I don't get what's with those people who think "Battles Without Honor Or Humanity" has something to do with "The Godfather". The only notable similarity is that both delve into the criminal underworlds. But so what ? "The Godfather" didn't invent this genre. Furthermore the story in "Battles" was adapted from newspaper articles describing various yakuza activities. What Kinji Fukasaku created is a brilliant, violent tale about the dark and unforgiving nature of the Japanese crime syndicates it is also a story about friendship and betrayal.

This is a tale about a group of young men who after the end of the Second World War find themselves outcasts from society, under pursuit by the authorities. They inevitably bond together and form a new crime syndicate under the leadership of boss Yamamoto. As their organization grows in power so do the internal struggles between them begin to escalate. Slowly, either from pure greed and the corruption of power or by Yamamoto's careful manipulations. It's hard not to draw comparison with "Battle Royale" Fukusako's most notable film released in the late nineties. Both present a similar in a way situation: friends fight friends for their own survival.The only difference being that here that is done in a much more subtle way. But the elements are still the same, characters are likable well fleshed-out and the viewer is thrown into an internal struggle of his own when he sees them killing each other. Fukasaku's type of narration is one that involves multiple points of view, we don't have such a strong focus on main character as most movies do, there is one of course Shozo Hirono (played by the ever great Bunta Sugawara) but he serves the role of executing the movie's catharsis, he is the one who becomes a witness to all the madness and senseless killings and it is his final actions that define that, his realization and his rebellion to it all, his final display of grief to friends lost for nothing.

The acting is superb on all fronts, with a diverse cast of characters who offer a different perspective with their own point of view. Fukasaku demonstrates his great skill as a director, his technique perfectly fitting to the movie's tone.

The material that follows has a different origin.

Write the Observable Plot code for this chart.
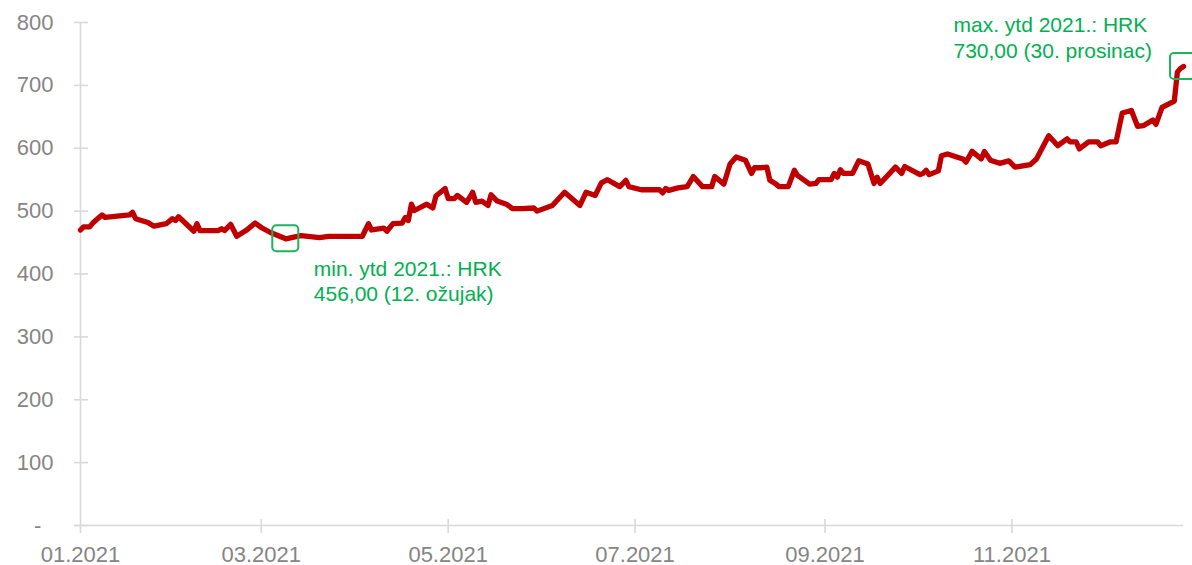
<!DOCTYPE html>
<html><head><meta charset="utf-8">
<script src="https://cdn.jsdelivr.net/npm/d3@7"></script>
<script src="https://cdn.jsdelivr.net/npm/@observablehq/plot@0.6"></script>
<style>html,body{margin:0;padding:0;background:#fff;}</style>
</head><body><div id="chart"></div>
<script>
const dates = [
"2021-01-04","2021-01-05","2021-01-07","2021-01-08","2021-01-11","2021-01-12","2021-01-20","2021-01-21","2021-01-22","2021-01-26",
"2021-01-28","2021-02-01","2021-02-03","2021-02-04","2021-02-05","2021-02-07","2021-02-10","2021-02-11","2021-02-12","2021-02-18",
"2021-02-19","2021-02-20","2021-02-22","2021-02-24","2021-02-27","2021-03-02","2021-03-04","2021-03-07","2021-03-10","2021-03-12",
"2021-03-15","2021-03-16","2021-03-17","2021-03-23","2021-03-26","2021-04-06","2021-04-08","2021-04-09","2021-04-13","2021-04-14",
"2021-04-16","2021-04-19","2021-04-20","2021-04-21","2021-04-22","2021-04-23","2021-04-27","2021-04-29","2021-04-30","2021-05-03",
"2021-05-04","2021-05-06","2021-05-07","2021-05-10","2021-05-12","2021-05-13","2021-05-15","2021-05-17","2021-05-18","2021-05-20",
"2021-05-23","2021-05-25","2021-05-28","2021-06-01","2021-06-02","2021-06-07","2021-06-11","2021-06-16","2021-06-18","2021-06-21",
"2021-06-23","2021-06-25","2021-06-29","2021-07-01","2021-07-02","2021-07-06","2021-07-12","2021-07-13","2021-07-14","2021-07-15",
"2021-07-18","2021-07-21","2021-07-23","2021-07-26","2021-07-29","2021-07-30","2021-08-02","2021-08-04","2021-08-06","2021-08-09",
"2021-08-11","2021-08-12","2021-08-14","2021-08-16","2021-08-17","2021-08-19","2021-08-20","2021-08-23","2021-08-25","2021-08-26",
"2021-08-30","2021-09-01","2021-09-02","2021-09-06","2021-09-07","2021-09-08","2021-09-09","2021-09-10","2021-09-13","2021-09-15",
"2021-09-18","2021-09-20","2021-09-21","2021-09-22","2021-09-27","2021-09-29","2021-09-30","2021-10-05","2021-10-06","2021-10-07",
"2021-10-08","2021-10-11","2021-10-12","2021-10-14","2021-10-19","2021-10-20","2021-10-22","2021-10-25","2021-10-26","2021-10-28",
"2021-10-31","2021-11-03","2021-11-05","2021-11-10","2021-11-12","2021-11-16","2021-11-19","2021-11-22","2021-11-23","2021-11-25",
"2021-11-26","2021-11-29","2021-12-02","2021-12-03","2021-12-06","2021-12-08","2021-12-10","2021-12-13","2021-12-15","2021-12-17",
"2021-12-20","2021-12-21","2021-12-23","2021-12-27","2021-12-28","2021-12-29","2021-12-30"
];
const prices = [
470,475,475,481,494,490,494,498,488,482,
476,480,488,485,491,482,468,480,469,469,
472,469,479,460,469,481,474,466,460,456,
459,460,461,458,460,460,480,470,473,468,
480,481,490,485,511,501,511,505,524,536,
520,520,525,514,530,514,516,509,526,516,
511,504,504,505,500,509,530,509,530,525,
545,550,539,549,539,534,534,529,536,533,
537,539,555,539,539,555,543,575,586,581,
560,569,569,570,549,543,539,539,565,557,
543,544,550,550,560,554,566,560,560,580,
575,544,554,544,570,560,571,558,560,565,
558,564,588,591,583,578,595,583,595,581,
576,580,570,574,583,620,604,615,610,610,
599,610,610,604,610,610,656,660,635,636,
645,638,665,675,721,727,730
];
const xTickDates = ["2021-01-04","2021-03-04","2021-05-04","2021-07-04","2021-09-04","2021-11-04"];
const xTickLabels = ["01.2021","03.2021","05.2021","07.2021","09.2021","11.2021"];
const yTicks = [0,100,200,300,400,500,600,700,800];
const monthNames = ["siječanj","veljača","ožujak","travanj","svibanj","lipanj","srpanj","kolovoz","rujan","listopad","studeni","prosinac"];
const currency = "HRK";
const year = 2021;

const data = dates.map((d, i) => ({date: new Date(d), price: prices[i]}));
const minP = d3.least(data, d => d.price);
const maxP = d3.greatest(data, d => d.price);
const fmt = v => v.toFixed(2).replace(".", ",");
const label = (kind, p) => `${kind} ytd ${year}.: ${currency}\n${fmt(p.price)} (${p.date.getUTCDate()}. ${monthNames[p.date.getUTCMonth()]})`;
const xTicks = xTickDates.map(d => new Date(d));
const tickLabel = new Map(xTicks.map((d, i) => [+d, xTickLabels[i]]));

const W = 1192, H = 565, mL = 80, mR = 9, mT = 22, mB = 40;
const innerW = W - mL - mR, innerH = H - mT - mB;
const grey = "#d9d9d9", textGrey = "#858585", green = "#00b050";

const chart = Plot.plot({
  width: W, height: H,
  marginLeft: mL, marginRight: mR, marginTop: mT, marginBottom: mB,
  style: {fontFamily: "'Liberation Sans', Arial, sans-serif", background: "#fff", overflow: "visible"},
  x: {type: "utc", domain: [data[0].date, data[data.length - 1].date]},
  y: {domain: [0, 800]},
  marks: [
    Plot.ruleY(yTicks, {stroke: grey, strokeWidth: 1.6, insetLeft: -6, insetRight: innerW - 8}),
    Plot.ruleX(xTicks.slice(1), {stroke: grey, strokeWidth: 1.6, insetTop: innerH - 6, insetBottom: -8}),
    Plot.ruleY([0], {stroke: grey, strokeWidth: 1.6, insetLeft: -6}),
    Plot.ruleX([data[0].date], {stroke: grey, strokeWidth: 1.6, insetBottom: -8}),
    Plot.axisY({ticks: yTicks, tickSize: 0, tickPadding: 27, fontSize: 22, fill: textGrey,
      tickFormat: d => d === 0 ? "-\u00a0\u00a0" : String(d), label: null}),
    Plot.axisX({ticks: xTicks, tickSize: 0, tickPadding: 21, fontSize: 22, fill: textGrey,
      tickFormat: d => tickLabel.get(+d), label: null}),
    Plot.line(data, {x: "date", y: "price", stroke: "#c00000", strokeWidth: 5.3, strokeLinejoin: "round", strokeLinecap: "round"}),
    Plot.rect([minP, maxP], {x1: "date", x2: "date", y1: "price", y2: "price", inset: -13, rx: 4,
      fill: "none", stroke: "#1db35a", strokeWidth: 2}),
    Plot.text([minP], {x: "date", y: "price", text: d => label("min.", d), textAnchor: "start", lineAnchor: "top",
      dx: 28, dy: 19, fontSize: 21, lineHeight: 1.2, fill: green}),
    Plot.text([maxP], {x: "date", y: "price", text: d => label("max.", d), textAnchor: "start", lineAnchor: "top",
      dx: -230, dy: -53, fontSize: 21, lineHeight: 1.25, fill: green})
  ]
});
document.getElementById("chart").appendChild(chart);
</script>
</body></html>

By using a fast-paced, erratic, nearly chaotic style the action scenes offer us that taste of brutality we wouldn't have felt had they been directed in a more traditional manner. Fukasaku strays from the established formula of people getting killed fast and easy with one or two bullets instead he shows us an alternative to that : a slow, painful exercise, one that more accurately portrays the yakuza's violent lifestyle. Yet there are no large body counts, the battles are often predetermined with one side attacking an individual or small group from the other, by surprise and in overwhelming force. There really is no honor in the Japanese underworld.

"Battles Without Honor Or Humanity" is the epitome of humanity's own self-destructive nature. The one that drives us to aim for a higher financial and social standing on any means. With no regard for friends, family, honor or trust.